[Stored dataset items]
────────

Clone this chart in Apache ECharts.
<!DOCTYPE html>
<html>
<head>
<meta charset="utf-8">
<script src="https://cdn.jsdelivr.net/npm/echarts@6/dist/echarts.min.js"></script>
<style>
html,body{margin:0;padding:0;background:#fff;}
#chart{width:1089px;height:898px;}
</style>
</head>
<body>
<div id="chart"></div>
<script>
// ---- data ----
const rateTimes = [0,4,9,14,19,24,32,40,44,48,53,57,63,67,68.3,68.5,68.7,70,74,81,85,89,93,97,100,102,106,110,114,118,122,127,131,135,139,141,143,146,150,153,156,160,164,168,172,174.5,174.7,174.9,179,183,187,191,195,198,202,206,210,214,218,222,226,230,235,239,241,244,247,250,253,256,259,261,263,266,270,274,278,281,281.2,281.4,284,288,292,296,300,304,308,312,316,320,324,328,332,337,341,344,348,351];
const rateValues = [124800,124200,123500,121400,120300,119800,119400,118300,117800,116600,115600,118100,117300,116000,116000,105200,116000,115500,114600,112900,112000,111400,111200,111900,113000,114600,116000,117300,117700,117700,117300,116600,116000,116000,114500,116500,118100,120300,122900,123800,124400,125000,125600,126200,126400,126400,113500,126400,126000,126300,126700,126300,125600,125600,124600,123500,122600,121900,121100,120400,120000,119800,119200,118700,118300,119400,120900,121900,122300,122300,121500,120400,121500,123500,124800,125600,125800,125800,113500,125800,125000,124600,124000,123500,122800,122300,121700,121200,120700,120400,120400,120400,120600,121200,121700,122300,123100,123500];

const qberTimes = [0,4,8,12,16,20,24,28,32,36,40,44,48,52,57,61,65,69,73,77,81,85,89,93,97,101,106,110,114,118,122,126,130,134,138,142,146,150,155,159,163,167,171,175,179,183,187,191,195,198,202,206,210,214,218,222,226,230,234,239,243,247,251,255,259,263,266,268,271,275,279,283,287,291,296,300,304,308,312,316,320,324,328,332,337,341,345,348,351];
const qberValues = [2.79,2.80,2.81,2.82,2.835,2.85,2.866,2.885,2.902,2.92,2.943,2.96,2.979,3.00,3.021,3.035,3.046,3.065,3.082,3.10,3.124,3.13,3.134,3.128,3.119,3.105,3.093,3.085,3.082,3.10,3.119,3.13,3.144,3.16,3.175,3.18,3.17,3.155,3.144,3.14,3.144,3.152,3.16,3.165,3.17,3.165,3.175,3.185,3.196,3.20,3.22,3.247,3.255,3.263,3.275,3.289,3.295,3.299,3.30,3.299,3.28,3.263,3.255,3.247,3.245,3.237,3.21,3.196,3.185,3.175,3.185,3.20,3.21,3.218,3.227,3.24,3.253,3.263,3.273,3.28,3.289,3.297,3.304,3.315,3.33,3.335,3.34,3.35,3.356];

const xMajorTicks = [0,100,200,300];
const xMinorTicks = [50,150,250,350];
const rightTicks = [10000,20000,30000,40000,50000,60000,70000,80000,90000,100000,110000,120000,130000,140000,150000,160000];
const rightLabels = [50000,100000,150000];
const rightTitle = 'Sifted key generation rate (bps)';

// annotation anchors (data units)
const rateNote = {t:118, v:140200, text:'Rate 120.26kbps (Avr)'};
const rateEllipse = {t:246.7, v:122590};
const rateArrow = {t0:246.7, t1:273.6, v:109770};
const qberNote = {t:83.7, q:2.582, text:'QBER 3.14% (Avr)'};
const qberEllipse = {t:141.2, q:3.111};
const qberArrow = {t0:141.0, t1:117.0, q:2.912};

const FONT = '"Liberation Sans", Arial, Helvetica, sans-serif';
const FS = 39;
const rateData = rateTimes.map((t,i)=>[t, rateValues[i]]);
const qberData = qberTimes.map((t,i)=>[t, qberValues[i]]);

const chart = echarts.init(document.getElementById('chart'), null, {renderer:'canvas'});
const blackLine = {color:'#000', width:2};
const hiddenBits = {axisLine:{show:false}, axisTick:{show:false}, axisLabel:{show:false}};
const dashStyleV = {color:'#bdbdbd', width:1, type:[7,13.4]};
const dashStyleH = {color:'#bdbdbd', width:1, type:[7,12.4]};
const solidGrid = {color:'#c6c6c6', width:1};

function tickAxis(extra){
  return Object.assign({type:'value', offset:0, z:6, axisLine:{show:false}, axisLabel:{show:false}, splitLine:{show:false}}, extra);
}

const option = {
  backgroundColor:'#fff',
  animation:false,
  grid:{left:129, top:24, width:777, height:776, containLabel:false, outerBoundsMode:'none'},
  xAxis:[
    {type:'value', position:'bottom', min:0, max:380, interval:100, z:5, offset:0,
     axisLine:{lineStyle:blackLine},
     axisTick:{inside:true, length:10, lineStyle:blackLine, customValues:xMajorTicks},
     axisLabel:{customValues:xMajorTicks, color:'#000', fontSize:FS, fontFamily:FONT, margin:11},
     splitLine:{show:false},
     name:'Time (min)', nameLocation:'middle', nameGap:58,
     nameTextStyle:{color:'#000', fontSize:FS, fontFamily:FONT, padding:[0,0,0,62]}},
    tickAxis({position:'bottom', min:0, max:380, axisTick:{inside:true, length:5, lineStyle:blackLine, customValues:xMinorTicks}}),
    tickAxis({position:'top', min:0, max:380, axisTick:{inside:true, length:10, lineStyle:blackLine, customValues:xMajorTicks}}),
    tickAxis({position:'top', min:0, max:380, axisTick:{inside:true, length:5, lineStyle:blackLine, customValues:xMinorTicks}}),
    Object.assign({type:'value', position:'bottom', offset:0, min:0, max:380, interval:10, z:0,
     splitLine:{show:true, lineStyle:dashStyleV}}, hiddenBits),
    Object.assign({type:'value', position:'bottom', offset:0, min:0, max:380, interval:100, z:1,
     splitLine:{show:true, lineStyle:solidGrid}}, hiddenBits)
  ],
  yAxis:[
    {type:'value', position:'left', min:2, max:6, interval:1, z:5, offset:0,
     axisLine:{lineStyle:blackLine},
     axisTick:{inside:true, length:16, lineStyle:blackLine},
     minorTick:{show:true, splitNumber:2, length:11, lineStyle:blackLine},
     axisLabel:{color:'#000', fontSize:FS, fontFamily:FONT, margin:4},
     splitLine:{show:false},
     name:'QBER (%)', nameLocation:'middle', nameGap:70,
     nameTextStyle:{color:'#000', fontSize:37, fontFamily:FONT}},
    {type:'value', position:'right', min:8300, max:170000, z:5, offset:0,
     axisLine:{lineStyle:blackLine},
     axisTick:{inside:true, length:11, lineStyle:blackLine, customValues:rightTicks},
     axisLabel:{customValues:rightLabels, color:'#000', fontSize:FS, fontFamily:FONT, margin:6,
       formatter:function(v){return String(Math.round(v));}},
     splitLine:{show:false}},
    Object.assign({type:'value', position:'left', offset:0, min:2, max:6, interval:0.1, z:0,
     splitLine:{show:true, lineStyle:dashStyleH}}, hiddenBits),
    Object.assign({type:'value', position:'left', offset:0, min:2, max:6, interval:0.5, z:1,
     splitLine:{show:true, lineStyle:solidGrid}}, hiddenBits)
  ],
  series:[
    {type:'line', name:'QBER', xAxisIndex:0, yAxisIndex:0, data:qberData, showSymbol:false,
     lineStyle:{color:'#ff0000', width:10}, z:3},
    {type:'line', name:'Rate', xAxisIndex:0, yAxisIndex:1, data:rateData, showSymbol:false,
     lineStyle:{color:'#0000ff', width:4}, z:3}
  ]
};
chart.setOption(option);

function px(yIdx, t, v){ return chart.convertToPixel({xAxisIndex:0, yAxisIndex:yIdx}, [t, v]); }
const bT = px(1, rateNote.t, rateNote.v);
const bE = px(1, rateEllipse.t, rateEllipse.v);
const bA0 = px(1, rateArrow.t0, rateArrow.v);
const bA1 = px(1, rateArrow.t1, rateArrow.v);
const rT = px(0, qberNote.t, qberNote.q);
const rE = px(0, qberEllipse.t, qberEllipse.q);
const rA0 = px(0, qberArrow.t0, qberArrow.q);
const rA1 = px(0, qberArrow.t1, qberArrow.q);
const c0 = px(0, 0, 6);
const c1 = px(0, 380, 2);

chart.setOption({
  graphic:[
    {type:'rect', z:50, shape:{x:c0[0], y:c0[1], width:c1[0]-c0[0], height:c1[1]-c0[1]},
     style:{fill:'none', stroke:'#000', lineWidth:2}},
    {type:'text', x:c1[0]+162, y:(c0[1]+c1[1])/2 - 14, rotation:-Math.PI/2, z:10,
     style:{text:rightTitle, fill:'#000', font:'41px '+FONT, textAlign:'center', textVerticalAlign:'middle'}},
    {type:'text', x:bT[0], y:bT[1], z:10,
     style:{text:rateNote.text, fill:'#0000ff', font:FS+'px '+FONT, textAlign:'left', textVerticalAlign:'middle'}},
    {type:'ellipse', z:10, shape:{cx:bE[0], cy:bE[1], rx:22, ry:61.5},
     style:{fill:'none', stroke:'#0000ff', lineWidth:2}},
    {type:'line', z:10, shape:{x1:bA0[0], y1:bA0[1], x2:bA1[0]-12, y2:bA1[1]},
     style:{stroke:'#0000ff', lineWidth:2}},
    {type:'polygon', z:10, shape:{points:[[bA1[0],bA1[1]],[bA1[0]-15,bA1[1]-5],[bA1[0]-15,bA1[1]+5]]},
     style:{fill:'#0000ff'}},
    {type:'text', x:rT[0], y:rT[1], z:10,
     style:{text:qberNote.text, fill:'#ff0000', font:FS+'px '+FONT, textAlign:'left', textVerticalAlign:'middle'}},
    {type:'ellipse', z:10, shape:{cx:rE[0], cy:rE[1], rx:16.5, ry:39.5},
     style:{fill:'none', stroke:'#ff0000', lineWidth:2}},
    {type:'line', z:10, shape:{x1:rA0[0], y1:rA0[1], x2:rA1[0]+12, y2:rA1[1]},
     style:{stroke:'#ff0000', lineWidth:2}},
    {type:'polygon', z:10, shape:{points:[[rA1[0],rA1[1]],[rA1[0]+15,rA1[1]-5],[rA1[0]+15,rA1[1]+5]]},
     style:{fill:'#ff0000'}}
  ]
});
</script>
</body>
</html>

────────

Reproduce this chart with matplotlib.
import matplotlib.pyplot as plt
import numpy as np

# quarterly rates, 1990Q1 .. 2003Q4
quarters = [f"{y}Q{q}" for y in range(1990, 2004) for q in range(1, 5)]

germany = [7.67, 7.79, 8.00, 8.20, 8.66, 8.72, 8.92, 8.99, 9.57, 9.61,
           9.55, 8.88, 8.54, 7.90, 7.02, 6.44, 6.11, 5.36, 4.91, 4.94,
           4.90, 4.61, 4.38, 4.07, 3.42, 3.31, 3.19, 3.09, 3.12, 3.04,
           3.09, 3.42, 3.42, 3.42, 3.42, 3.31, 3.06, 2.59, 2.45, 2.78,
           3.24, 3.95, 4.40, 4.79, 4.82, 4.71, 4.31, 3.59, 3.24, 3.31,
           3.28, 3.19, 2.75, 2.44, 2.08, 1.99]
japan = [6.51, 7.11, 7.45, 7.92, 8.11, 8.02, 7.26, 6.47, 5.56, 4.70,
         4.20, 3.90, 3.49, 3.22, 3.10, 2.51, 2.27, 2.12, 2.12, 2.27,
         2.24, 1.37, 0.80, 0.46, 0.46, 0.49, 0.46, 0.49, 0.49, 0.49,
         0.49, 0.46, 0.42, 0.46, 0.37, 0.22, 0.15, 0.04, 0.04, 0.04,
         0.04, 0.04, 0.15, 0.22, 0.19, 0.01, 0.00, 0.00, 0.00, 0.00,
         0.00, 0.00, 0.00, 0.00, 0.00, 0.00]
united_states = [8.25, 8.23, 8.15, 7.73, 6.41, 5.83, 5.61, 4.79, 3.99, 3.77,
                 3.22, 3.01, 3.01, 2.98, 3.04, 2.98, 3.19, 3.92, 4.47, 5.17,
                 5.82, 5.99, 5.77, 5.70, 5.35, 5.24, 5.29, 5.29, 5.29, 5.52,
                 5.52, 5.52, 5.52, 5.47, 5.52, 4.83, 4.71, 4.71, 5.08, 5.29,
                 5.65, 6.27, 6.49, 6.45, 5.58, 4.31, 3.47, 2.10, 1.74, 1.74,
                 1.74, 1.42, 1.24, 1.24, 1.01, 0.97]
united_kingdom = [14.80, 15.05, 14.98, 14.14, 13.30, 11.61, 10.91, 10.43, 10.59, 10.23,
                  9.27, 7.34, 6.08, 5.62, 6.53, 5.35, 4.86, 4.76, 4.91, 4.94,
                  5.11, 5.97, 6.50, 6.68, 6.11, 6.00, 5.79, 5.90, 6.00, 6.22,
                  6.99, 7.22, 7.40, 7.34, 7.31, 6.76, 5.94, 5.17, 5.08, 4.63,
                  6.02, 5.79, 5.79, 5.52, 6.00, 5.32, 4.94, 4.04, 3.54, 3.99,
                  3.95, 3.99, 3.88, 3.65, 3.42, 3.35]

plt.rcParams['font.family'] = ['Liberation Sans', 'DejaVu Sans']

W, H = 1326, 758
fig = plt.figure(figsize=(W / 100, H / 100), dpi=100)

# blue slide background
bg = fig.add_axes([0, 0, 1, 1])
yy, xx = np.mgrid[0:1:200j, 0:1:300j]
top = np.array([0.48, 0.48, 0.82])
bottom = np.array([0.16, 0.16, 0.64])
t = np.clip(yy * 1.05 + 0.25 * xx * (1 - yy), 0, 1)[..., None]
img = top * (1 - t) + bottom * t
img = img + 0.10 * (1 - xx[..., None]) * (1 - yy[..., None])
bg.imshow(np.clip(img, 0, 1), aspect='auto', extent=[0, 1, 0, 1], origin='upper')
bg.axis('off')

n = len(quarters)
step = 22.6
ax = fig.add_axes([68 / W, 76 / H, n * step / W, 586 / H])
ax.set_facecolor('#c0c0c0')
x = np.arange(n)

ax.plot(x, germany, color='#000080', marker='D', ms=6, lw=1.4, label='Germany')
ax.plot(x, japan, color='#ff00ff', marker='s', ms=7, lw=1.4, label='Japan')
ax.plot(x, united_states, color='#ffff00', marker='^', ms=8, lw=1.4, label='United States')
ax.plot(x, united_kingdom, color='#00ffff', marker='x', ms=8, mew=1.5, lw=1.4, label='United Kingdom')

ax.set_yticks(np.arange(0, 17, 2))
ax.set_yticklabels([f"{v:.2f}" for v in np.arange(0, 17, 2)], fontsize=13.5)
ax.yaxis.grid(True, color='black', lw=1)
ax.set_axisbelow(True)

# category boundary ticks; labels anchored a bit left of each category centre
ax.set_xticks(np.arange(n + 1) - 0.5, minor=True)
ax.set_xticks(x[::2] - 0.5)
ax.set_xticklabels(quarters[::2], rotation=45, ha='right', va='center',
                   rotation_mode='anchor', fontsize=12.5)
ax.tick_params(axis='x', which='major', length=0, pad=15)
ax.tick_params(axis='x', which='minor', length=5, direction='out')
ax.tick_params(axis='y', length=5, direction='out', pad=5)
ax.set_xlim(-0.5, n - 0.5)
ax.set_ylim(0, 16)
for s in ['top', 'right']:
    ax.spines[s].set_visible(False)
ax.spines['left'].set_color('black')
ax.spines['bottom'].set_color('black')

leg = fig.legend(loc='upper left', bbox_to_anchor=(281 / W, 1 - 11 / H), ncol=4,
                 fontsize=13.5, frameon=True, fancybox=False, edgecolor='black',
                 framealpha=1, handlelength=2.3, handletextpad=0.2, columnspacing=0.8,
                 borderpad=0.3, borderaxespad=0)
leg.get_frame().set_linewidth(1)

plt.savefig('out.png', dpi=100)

────────

_Aim of the task_
Everything from the line containing "Reproduce this chart with matplotlib." down to the line containing "in range(1, 5)]" should be repeated exactly, with both end lines kept and no other lines added.

_Expected output_
Reproduce this chart with matplotlib.
import matplotlib.pyplot as plt
import numpy as np

# quarterly rates, 1990Q1 .. 2003Q4
quarters = [f"{y}Q{q}" for y in range(1990, 2004) for q in range(1, 5)]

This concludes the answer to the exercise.